-- begin Data section --
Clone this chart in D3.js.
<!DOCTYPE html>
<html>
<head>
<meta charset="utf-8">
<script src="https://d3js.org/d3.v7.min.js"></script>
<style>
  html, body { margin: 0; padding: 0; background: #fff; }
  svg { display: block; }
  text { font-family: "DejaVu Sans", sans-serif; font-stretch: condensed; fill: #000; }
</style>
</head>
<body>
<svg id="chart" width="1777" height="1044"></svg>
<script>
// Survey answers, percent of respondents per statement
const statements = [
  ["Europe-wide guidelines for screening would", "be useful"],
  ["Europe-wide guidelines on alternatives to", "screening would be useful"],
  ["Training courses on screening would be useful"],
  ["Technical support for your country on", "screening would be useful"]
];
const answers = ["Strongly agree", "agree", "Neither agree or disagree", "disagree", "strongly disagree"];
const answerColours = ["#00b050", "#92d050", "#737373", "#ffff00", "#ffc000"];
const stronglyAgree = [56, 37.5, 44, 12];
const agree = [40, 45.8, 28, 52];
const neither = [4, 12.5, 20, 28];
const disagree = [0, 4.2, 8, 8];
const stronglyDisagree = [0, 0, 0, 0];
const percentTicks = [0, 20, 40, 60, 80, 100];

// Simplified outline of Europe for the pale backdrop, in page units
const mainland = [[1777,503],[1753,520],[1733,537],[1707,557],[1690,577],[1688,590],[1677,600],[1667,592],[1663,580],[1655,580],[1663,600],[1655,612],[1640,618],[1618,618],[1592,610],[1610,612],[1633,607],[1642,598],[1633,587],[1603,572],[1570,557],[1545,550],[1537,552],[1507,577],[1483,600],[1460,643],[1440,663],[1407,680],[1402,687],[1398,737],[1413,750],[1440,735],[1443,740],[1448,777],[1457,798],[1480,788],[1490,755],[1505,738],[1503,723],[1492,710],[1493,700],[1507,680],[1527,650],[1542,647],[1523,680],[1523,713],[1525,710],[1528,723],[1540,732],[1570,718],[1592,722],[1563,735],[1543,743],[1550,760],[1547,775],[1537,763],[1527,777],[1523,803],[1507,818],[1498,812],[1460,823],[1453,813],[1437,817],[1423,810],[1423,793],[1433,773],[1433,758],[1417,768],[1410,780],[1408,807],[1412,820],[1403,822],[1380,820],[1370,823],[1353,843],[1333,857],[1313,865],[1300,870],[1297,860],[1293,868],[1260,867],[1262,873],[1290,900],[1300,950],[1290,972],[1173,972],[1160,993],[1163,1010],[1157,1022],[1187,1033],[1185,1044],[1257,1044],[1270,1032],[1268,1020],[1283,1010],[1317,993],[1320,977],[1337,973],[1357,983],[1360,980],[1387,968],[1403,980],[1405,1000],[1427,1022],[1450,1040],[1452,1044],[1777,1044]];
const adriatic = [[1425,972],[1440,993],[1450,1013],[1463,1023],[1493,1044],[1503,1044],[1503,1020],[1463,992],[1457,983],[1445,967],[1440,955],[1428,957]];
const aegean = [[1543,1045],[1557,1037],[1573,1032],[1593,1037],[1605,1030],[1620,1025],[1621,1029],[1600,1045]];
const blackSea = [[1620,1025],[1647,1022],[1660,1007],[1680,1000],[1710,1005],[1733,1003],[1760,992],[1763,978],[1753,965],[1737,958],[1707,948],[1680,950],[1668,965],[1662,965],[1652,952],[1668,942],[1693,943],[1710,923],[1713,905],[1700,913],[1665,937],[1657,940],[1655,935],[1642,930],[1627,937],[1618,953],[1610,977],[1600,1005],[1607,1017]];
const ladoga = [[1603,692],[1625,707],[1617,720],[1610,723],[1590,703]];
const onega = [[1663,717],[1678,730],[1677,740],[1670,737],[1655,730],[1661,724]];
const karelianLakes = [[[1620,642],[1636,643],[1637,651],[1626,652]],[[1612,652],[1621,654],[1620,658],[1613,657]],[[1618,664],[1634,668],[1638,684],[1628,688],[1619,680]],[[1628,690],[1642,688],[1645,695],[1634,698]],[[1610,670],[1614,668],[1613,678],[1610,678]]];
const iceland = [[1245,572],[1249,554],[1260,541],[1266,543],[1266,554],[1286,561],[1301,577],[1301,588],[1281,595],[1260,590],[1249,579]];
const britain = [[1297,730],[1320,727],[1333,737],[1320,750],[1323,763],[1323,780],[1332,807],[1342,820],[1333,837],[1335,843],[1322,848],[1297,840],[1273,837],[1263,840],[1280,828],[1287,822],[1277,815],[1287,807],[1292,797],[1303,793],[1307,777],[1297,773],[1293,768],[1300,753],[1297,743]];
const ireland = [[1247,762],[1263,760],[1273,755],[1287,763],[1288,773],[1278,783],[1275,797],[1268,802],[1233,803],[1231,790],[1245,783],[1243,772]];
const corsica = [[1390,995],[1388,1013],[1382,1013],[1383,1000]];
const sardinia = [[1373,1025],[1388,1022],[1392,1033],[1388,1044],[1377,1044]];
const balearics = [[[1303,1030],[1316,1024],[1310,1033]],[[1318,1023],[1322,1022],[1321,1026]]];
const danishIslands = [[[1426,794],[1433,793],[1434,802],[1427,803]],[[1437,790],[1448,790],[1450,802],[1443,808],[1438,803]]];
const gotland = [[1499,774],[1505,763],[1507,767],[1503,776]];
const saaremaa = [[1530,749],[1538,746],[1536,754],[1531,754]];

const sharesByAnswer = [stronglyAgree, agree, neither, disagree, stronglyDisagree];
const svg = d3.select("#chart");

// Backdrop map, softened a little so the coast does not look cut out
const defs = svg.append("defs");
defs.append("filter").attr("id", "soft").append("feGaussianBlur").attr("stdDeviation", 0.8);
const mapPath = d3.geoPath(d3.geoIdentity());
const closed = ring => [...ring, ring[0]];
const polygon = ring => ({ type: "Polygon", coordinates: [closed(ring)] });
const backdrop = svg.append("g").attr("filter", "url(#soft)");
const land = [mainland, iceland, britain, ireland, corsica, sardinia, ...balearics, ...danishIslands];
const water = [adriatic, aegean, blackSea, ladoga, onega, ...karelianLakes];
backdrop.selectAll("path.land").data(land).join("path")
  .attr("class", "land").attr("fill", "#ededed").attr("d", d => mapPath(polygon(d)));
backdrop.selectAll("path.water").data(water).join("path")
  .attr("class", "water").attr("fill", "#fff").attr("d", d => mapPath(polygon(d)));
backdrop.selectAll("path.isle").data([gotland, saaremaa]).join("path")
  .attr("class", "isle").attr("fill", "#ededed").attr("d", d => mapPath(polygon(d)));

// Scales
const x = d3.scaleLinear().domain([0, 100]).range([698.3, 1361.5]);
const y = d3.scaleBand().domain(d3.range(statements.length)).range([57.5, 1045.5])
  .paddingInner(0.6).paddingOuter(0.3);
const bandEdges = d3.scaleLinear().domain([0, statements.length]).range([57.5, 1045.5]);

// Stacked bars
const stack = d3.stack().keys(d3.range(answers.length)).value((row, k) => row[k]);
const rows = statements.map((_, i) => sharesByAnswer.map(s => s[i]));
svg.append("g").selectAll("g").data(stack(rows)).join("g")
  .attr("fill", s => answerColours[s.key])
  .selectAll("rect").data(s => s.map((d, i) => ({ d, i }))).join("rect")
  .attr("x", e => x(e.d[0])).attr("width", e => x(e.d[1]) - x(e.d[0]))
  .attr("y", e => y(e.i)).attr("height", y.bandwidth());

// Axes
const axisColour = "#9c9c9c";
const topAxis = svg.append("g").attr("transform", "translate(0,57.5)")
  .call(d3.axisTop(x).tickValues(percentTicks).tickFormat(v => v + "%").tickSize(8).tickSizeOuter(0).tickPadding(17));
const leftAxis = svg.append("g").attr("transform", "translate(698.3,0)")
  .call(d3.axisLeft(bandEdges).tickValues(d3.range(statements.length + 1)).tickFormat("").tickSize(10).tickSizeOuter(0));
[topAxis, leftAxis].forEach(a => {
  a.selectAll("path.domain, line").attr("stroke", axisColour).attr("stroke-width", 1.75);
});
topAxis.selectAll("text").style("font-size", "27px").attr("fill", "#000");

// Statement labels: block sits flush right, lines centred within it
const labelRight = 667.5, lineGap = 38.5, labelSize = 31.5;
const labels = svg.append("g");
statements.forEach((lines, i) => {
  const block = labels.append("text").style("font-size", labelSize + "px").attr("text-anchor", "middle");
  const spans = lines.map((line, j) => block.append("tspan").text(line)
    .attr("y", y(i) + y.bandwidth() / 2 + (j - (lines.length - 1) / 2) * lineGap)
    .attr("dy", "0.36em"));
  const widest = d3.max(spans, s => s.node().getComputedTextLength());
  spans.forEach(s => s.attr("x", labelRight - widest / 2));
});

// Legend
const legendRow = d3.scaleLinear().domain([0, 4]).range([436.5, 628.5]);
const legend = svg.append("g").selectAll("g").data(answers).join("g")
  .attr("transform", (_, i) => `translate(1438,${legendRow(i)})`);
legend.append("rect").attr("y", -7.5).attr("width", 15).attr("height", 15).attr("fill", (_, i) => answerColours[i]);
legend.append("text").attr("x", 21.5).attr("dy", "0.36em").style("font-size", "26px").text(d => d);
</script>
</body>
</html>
-- end Data section --
→ Your instructions: Only the lines from the beginning of the material above through the line with "const percentTicks = [0, 20, 40, 60, 80, 100];" are wanted; extract them exactly.

→ Solved exercise:
Clone this chart in D3.js.
<!DOCTYPE html>
<html>
<head>
<meta charset="utf-8">
<script src="https://d3js.org/d3.v7.min.js"></script>
<style>
  html, body { margin: 0; padding: 0; background: #fff; }
  svg { display: block; }
  text { font-family: "DejaVu Sans", sans-serif; font-stretch: condensed; fill: #000; }
</style>
</head>
<body>
<svg id="chart" width="1777" height="1044"></svg>
<script>
// Survey answers, percent of respondents per statement
const statements = [
  ["Europe-wide guidelines for screening would", "be useful"],
  ["Europe-wide guidelines on alternatives to", "screening would be useful"],
  ["Training courses on screening would be useful"],
  ["Technical support for your country on", "screening would be useful"]
];
const answers = ["Strongly agree", "agree", "Neither agree or disagree", "disagree", "strongly disagree"];
const answerColours = ["#00b050", "#92d050", "#737373", "#ffff00", "#ffc000"];
const stronglyAgree = [56, 37.5, 44, 12];
const agree = [40, 45.8, 28, 52];
const neither = [4, 12.5, 20, 28];
const disagree = [0, 4.2, 8, 8];
const stronglyDisagree = [0, 0, 0, 0];
const percentTicks = [0, 20, 40, 60, 80, 100];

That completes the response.